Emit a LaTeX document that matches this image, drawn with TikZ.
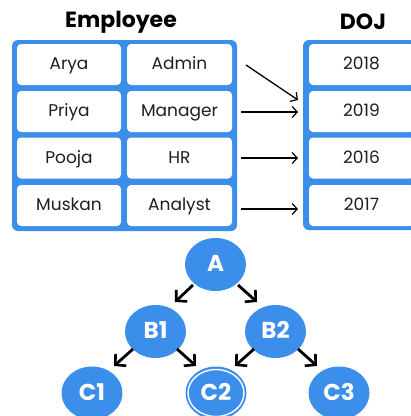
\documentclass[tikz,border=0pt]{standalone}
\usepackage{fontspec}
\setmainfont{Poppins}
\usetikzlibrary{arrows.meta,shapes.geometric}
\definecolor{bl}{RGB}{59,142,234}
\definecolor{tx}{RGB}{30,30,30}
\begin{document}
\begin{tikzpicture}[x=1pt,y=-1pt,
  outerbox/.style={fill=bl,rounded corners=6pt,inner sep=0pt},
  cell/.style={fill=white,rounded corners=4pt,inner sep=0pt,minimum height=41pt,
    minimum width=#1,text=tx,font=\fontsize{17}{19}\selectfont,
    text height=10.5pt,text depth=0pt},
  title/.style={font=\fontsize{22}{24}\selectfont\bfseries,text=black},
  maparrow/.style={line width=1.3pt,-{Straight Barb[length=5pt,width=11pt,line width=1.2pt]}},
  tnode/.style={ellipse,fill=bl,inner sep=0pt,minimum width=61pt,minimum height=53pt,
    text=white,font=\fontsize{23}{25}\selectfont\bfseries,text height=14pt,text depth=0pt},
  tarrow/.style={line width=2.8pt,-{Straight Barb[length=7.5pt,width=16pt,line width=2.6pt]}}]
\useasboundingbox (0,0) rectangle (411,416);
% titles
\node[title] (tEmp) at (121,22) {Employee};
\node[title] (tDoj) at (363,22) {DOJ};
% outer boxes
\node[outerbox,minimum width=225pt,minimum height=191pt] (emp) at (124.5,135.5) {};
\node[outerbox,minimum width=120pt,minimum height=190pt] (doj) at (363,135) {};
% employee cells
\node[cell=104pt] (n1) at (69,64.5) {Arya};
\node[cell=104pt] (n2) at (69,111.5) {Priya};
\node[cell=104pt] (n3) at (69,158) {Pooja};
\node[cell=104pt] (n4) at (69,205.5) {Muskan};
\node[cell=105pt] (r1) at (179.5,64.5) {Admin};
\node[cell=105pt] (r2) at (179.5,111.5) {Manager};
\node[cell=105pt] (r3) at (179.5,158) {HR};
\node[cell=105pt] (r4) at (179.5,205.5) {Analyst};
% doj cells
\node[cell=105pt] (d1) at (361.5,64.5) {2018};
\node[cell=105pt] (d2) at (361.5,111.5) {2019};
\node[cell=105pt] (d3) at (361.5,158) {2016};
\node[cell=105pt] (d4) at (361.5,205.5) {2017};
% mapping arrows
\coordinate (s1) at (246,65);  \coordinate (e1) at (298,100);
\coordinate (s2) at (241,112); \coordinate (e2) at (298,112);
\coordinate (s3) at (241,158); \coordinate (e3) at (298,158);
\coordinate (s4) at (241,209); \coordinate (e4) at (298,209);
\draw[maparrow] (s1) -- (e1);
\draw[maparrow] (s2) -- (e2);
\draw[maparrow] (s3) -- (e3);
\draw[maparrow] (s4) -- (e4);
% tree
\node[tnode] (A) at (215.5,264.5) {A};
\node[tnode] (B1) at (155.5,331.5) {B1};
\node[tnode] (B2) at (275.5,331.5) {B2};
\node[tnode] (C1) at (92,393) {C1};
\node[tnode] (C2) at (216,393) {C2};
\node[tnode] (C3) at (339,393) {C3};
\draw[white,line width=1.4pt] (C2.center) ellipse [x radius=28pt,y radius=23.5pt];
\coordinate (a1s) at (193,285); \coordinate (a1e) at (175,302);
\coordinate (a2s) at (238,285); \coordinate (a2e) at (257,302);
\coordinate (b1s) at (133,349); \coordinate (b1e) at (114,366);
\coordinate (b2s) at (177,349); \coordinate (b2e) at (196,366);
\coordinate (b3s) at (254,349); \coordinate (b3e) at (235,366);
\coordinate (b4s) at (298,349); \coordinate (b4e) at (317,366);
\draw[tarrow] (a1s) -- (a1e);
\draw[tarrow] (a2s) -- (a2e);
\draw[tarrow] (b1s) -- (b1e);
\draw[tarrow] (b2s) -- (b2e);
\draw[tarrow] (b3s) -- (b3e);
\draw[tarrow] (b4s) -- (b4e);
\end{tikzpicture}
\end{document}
* * *
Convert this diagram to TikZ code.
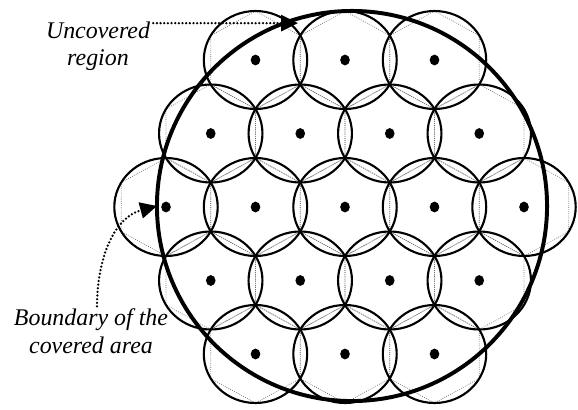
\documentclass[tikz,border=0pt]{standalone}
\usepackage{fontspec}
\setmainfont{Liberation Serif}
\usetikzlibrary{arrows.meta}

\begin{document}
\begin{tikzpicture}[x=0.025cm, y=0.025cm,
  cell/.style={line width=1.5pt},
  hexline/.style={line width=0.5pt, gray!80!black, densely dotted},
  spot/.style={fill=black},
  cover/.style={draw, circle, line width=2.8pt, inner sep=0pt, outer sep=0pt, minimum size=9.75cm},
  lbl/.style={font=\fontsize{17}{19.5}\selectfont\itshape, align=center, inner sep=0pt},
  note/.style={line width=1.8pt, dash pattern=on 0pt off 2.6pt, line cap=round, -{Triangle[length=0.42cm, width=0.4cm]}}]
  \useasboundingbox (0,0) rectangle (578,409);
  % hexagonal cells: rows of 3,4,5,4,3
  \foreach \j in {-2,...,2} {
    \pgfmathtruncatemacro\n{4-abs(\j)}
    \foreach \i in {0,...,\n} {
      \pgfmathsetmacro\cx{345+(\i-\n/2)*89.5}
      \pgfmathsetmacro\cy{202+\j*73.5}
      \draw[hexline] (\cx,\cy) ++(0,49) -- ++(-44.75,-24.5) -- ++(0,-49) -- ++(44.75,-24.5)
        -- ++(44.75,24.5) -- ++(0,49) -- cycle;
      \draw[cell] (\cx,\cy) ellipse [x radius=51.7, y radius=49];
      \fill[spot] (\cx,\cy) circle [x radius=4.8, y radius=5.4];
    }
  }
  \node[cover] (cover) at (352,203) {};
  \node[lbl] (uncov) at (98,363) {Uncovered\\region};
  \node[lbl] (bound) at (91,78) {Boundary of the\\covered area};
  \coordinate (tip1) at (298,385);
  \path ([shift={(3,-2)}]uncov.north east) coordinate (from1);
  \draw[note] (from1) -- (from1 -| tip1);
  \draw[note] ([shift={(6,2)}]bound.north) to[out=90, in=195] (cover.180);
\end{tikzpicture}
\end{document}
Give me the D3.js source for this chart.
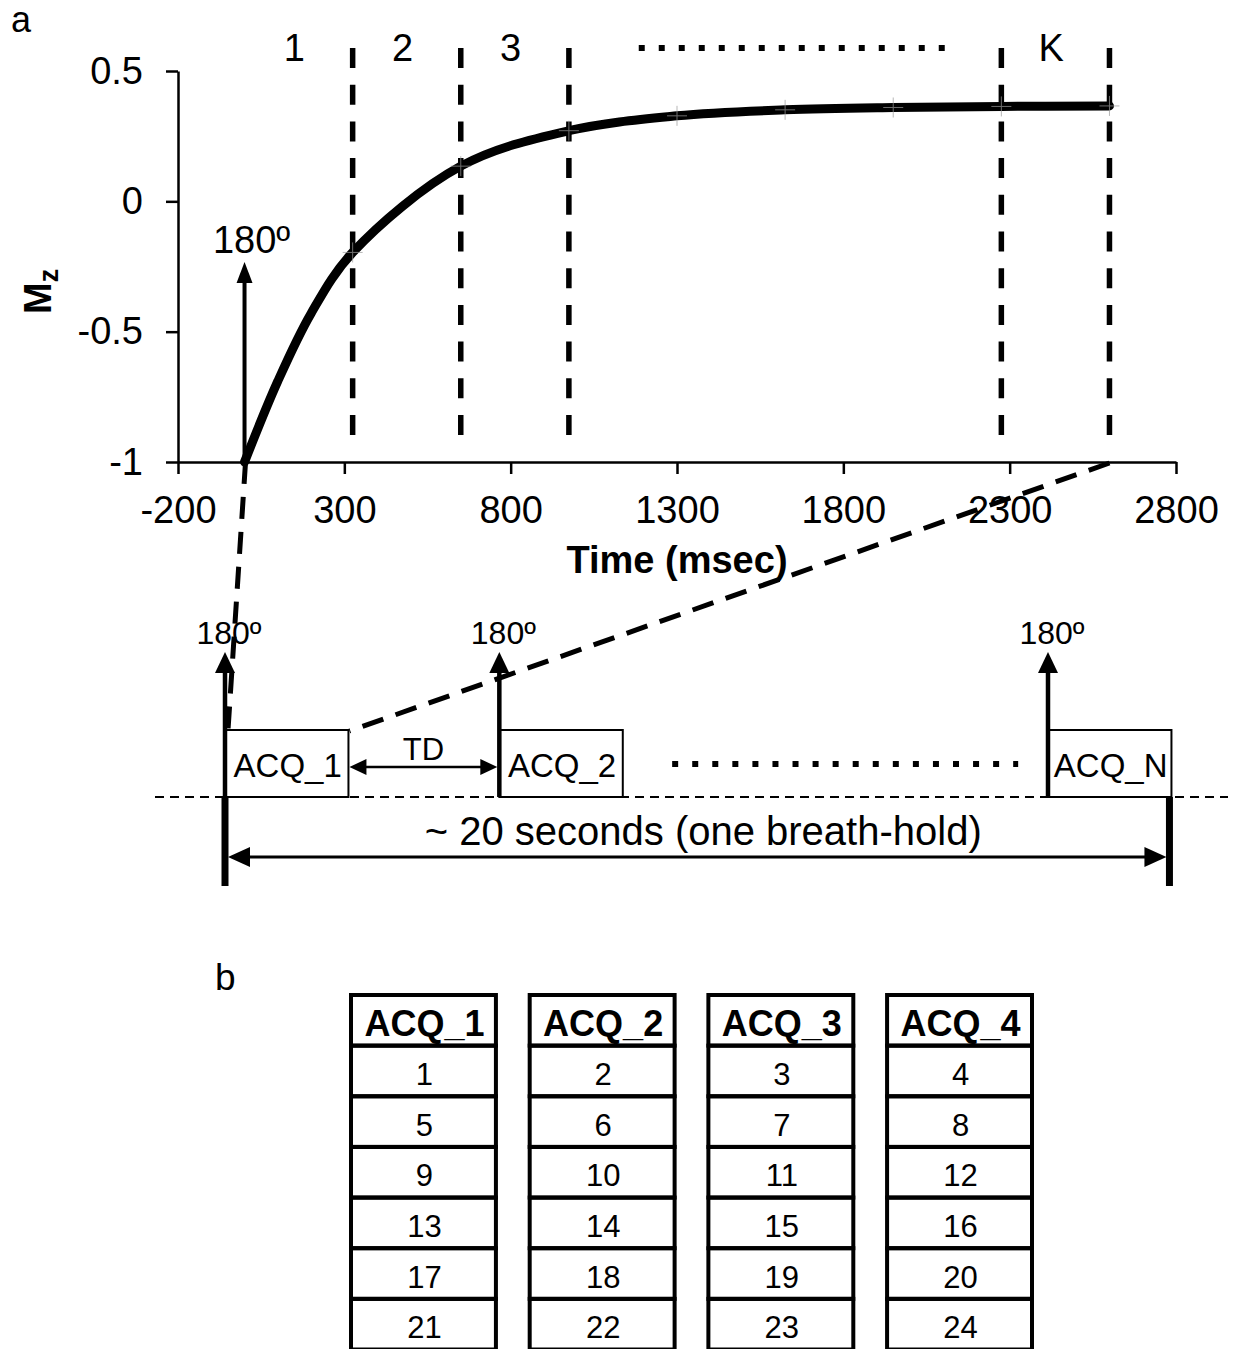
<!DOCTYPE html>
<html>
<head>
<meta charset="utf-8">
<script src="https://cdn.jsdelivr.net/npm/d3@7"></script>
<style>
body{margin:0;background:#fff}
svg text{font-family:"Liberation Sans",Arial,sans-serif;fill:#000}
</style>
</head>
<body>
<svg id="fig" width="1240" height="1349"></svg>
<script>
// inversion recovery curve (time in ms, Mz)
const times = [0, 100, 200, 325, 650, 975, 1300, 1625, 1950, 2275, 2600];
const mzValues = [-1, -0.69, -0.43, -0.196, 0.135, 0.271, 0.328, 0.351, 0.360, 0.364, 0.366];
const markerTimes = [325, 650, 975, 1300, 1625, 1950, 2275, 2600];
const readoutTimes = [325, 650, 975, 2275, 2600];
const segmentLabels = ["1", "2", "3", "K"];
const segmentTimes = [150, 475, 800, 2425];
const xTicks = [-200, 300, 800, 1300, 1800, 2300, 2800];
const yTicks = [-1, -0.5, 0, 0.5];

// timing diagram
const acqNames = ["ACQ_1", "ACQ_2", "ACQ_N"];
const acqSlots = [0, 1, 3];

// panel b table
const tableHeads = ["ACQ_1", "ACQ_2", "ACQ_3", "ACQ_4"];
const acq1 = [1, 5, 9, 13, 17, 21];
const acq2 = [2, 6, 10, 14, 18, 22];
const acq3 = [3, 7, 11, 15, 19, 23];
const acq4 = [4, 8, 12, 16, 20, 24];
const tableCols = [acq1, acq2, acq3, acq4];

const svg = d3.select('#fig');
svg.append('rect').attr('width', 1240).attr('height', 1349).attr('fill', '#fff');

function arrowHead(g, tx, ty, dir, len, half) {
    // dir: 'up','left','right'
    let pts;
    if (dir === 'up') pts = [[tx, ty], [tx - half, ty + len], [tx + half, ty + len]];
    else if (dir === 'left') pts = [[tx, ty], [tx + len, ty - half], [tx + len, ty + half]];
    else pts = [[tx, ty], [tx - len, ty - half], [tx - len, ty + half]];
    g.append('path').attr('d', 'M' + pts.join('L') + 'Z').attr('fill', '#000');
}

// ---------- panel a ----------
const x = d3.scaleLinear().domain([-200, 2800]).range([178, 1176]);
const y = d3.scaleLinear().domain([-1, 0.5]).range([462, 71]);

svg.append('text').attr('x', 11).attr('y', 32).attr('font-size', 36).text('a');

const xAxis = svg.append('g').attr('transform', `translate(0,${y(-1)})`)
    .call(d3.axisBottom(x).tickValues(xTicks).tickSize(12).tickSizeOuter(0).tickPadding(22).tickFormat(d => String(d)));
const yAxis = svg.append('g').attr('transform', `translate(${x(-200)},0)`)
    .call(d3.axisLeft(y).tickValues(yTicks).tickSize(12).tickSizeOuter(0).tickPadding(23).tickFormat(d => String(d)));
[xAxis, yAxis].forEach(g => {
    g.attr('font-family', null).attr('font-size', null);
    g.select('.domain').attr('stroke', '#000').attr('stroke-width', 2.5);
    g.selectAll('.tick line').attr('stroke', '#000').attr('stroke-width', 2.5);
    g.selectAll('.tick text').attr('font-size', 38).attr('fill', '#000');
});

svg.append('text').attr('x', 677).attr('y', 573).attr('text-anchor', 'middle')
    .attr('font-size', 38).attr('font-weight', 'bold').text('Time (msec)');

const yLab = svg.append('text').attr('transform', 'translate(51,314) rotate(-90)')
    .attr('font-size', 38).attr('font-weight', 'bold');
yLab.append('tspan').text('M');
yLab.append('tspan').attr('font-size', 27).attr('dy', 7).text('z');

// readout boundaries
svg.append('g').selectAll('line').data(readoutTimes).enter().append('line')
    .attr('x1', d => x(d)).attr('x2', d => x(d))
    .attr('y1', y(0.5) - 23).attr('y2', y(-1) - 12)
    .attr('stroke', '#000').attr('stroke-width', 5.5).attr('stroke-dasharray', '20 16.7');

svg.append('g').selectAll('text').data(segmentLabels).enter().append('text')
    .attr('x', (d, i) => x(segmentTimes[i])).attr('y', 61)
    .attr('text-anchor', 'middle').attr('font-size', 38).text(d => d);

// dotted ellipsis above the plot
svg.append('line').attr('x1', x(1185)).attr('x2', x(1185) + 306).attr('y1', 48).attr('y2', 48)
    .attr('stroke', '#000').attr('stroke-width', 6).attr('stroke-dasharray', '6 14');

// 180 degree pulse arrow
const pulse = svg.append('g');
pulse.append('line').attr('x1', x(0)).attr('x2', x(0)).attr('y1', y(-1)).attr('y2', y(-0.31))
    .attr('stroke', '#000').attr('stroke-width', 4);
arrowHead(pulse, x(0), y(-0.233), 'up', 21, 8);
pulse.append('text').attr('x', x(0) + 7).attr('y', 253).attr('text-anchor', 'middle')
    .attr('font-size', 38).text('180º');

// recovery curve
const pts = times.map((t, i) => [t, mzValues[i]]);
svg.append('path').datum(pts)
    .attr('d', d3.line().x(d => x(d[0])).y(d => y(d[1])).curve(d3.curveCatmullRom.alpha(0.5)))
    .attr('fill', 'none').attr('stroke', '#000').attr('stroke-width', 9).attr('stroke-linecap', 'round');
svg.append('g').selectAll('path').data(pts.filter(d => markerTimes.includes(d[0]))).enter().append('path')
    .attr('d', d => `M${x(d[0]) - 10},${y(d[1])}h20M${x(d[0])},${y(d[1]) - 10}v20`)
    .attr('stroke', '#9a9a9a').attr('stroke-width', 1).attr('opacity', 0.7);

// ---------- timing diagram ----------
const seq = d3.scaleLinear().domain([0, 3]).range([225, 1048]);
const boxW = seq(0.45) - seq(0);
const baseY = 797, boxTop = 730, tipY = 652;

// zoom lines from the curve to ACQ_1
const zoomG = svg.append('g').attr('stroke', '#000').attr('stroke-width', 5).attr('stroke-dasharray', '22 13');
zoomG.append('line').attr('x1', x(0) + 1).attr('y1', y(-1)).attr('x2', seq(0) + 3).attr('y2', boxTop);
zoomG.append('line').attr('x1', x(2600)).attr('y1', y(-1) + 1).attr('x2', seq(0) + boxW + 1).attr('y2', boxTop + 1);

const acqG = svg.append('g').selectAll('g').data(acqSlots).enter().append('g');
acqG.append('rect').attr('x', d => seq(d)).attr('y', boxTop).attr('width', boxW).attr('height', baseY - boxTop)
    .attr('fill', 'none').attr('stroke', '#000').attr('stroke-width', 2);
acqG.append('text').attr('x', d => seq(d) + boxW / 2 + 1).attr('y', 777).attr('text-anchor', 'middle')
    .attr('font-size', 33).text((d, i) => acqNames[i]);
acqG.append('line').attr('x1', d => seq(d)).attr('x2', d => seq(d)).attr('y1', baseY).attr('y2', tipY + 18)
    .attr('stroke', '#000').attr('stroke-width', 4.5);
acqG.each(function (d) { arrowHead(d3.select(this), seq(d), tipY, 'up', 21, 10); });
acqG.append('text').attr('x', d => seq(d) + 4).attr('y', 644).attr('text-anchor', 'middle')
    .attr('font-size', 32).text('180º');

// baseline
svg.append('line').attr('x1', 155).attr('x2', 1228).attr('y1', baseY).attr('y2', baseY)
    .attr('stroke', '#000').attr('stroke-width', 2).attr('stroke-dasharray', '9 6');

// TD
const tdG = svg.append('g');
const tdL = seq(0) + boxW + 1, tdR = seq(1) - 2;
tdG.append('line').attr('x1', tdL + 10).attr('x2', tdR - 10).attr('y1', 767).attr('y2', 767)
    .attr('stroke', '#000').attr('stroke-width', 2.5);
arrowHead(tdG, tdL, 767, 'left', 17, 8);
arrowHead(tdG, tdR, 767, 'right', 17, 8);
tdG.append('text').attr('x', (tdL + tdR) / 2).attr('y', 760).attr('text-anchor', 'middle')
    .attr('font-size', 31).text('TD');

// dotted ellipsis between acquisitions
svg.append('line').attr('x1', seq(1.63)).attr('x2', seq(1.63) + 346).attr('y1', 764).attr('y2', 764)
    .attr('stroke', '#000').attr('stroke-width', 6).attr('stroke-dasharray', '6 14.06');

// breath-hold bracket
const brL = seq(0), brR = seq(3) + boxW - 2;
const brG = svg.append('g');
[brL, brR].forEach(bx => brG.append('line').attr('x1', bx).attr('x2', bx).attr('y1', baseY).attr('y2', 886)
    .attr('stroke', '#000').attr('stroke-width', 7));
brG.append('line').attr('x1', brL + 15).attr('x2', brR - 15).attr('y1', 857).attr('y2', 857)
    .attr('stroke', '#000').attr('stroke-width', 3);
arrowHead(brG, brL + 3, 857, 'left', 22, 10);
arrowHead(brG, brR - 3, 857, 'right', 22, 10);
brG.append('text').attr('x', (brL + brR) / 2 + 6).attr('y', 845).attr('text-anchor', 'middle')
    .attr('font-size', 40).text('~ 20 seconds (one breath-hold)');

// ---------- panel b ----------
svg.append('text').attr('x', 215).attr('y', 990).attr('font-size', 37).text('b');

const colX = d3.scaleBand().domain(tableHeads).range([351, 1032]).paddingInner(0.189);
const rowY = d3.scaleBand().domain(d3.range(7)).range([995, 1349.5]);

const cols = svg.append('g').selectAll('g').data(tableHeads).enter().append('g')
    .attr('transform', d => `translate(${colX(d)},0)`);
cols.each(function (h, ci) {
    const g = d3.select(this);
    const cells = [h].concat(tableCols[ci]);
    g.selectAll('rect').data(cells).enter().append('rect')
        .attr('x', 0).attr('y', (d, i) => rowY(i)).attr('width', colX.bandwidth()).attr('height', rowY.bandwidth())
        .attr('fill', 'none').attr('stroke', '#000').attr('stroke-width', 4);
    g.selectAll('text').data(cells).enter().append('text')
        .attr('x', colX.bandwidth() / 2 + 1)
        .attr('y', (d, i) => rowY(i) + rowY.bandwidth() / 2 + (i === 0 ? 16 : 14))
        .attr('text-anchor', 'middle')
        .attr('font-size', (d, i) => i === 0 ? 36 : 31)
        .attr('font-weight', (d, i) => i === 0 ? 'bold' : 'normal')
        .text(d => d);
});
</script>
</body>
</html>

WHAT IS BEING ASKED: For each line of the listing that holds the word "this", show that line.

PROBLEM SOLUTION:
Emit a LaTeX document that matches this image, drawn with TikZ.
Convert this diagram to TikZ code.
Give me the D3.js source for this chart.
acqG.each(function (d) { arrowHead(d3.select(this), seq(d), tipY, 'up', 21, 10); });
    const g = d3.select(this);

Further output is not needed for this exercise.